- **The request**: Go through the entries and count the lines with the string "this" in them. Give only that number.

- **Material provided**:

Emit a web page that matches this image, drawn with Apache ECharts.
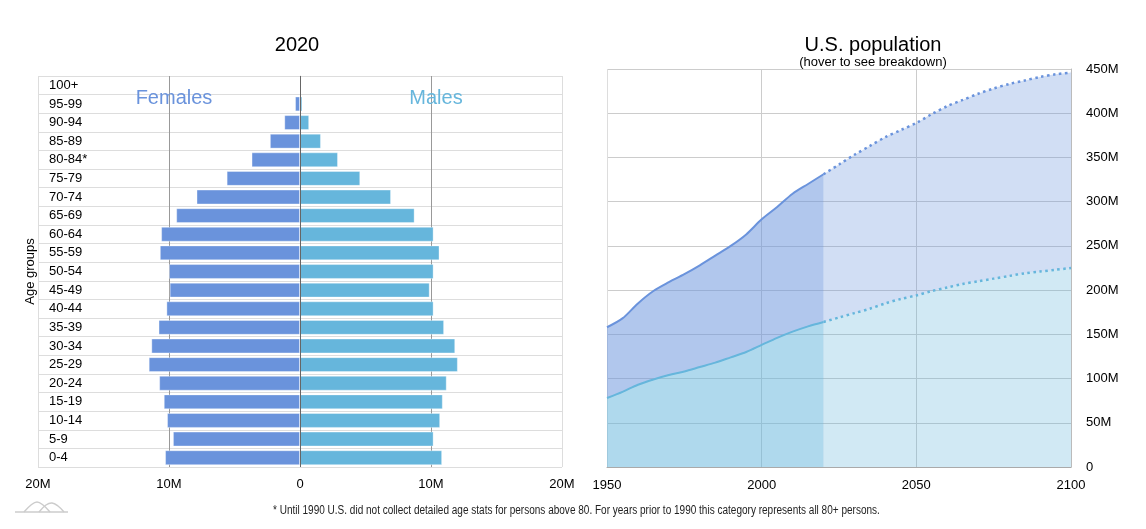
...
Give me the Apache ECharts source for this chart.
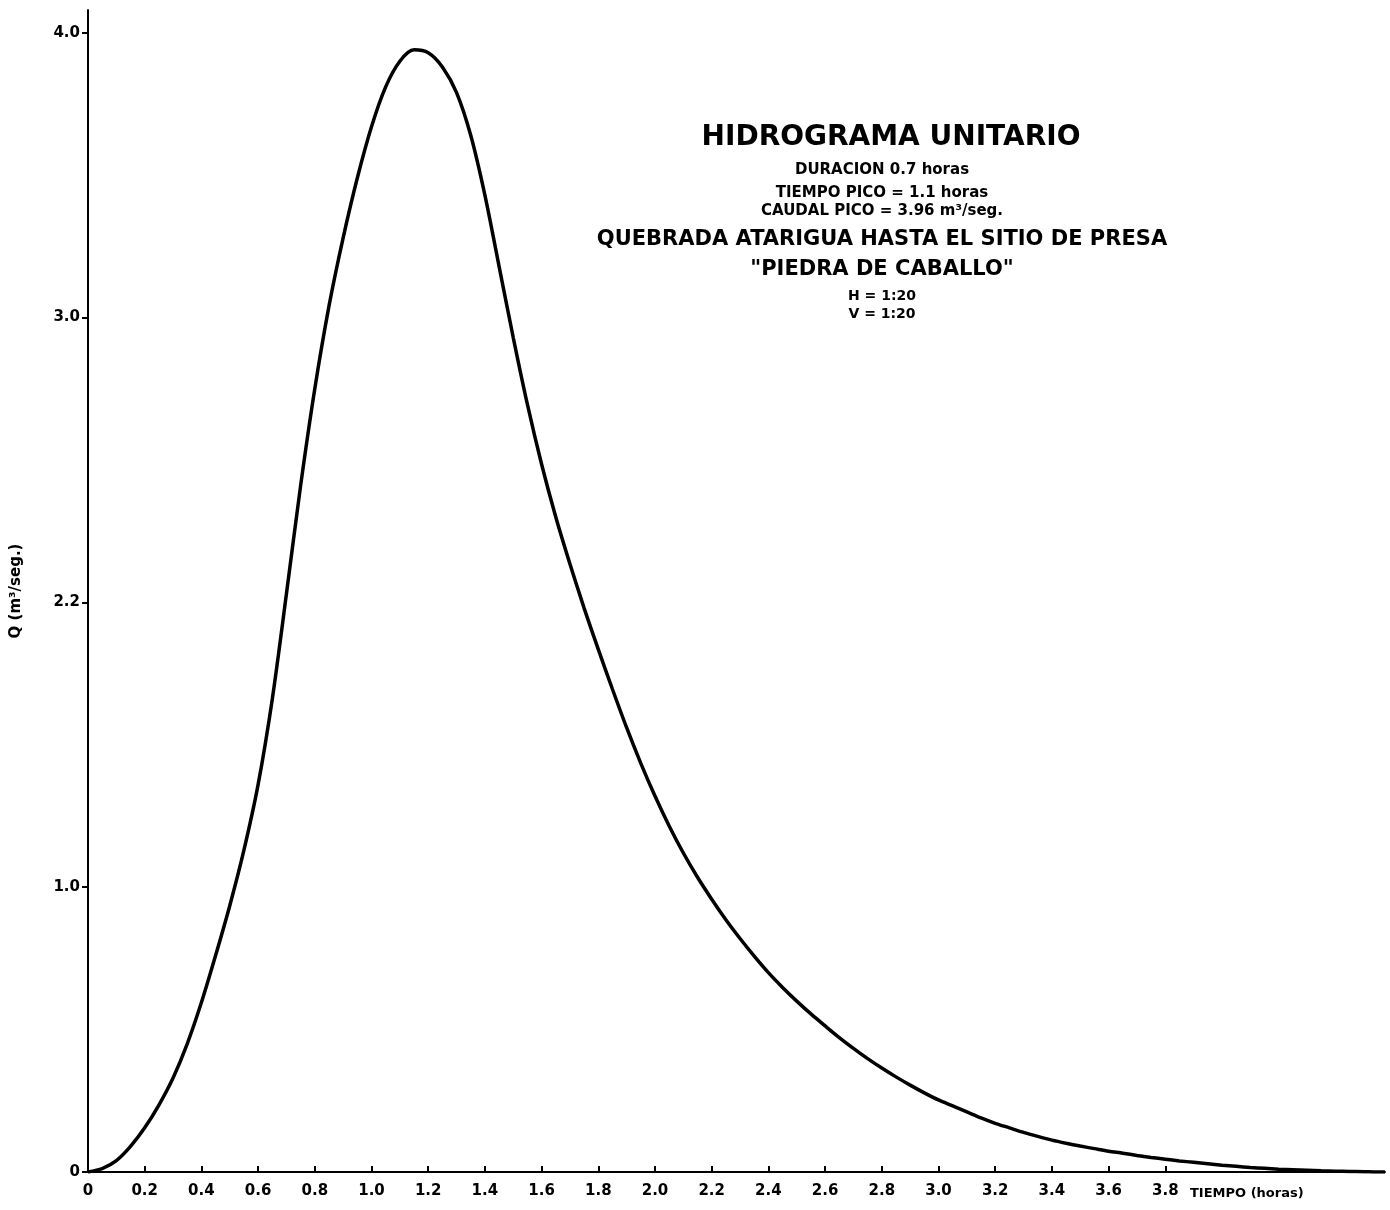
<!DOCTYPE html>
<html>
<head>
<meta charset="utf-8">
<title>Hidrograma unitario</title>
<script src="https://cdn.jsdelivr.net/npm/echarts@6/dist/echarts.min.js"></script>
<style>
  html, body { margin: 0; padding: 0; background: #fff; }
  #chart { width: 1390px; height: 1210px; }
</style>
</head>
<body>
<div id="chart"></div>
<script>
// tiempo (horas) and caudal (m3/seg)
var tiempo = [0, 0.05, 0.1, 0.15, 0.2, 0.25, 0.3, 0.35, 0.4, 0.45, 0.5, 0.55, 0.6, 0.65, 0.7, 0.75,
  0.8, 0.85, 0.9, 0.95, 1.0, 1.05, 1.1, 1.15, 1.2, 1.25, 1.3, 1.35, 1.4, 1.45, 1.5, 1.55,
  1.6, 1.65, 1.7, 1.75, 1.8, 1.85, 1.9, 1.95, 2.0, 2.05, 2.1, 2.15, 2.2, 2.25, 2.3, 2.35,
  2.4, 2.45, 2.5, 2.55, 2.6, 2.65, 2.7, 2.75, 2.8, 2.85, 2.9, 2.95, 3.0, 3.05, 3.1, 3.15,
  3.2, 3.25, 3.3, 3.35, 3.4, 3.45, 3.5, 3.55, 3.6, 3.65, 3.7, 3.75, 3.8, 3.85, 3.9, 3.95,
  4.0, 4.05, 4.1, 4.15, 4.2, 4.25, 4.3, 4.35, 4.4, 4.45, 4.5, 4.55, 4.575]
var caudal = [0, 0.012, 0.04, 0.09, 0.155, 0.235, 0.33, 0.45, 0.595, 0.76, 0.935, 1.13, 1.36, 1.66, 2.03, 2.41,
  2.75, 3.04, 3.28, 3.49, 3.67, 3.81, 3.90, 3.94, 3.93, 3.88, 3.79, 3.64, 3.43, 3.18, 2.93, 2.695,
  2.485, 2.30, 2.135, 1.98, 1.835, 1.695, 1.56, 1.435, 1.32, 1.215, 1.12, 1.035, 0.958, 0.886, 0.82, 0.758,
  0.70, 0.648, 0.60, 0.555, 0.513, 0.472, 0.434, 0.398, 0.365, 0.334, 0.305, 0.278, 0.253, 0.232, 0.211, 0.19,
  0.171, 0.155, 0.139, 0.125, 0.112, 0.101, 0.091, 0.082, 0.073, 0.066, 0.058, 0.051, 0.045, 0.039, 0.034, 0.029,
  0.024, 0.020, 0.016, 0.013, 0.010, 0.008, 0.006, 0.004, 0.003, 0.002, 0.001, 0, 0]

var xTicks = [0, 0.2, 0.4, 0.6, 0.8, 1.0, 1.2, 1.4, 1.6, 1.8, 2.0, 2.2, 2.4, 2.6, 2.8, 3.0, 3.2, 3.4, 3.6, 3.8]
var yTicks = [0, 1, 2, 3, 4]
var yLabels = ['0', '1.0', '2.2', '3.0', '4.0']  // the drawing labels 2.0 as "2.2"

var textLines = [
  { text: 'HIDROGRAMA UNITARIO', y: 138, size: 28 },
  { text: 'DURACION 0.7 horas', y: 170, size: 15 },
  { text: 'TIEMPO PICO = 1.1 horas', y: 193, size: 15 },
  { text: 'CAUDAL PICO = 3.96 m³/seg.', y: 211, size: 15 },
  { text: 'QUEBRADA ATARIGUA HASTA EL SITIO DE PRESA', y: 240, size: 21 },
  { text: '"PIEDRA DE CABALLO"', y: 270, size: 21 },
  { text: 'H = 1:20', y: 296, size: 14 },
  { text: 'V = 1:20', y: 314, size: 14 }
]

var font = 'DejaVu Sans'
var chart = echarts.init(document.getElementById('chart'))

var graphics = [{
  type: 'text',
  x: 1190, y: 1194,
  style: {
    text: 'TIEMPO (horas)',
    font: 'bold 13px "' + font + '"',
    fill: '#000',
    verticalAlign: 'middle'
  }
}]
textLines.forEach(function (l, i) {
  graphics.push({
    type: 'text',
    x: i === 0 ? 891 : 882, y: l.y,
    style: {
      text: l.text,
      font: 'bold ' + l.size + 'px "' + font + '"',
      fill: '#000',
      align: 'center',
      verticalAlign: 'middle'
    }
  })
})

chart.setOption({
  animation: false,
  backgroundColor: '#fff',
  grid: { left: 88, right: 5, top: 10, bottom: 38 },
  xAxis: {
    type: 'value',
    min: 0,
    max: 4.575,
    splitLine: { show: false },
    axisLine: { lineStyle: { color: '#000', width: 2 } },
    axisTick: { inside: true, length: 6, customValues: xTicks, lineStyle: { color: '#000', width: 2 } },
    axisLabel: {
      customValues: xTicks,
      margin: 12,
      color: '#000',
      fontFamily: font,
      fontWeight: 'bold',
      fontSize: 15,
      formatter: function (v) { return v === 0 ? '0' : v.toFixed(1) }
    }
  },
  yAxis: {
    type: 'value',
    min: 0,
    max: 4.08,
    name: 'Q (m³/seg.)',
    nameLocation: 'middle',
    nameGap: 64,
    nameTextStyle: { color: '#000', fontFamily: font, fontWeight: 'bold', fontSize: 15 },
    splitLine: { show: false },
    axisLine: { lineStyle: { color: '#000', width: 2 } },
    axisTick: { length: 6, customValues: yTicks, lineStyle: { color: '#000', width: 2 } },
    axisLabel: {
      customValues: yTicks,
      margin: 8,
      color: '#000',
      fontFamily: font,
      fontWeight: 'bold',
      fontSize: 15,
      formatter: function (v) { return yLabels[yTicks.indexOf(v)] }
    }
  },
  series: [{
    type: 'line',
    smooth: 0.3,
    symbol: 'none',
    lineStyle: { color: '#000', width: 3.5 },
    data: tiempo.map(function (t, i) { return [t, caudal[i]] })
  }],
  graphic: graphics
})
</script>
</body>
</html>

- **Result**: 2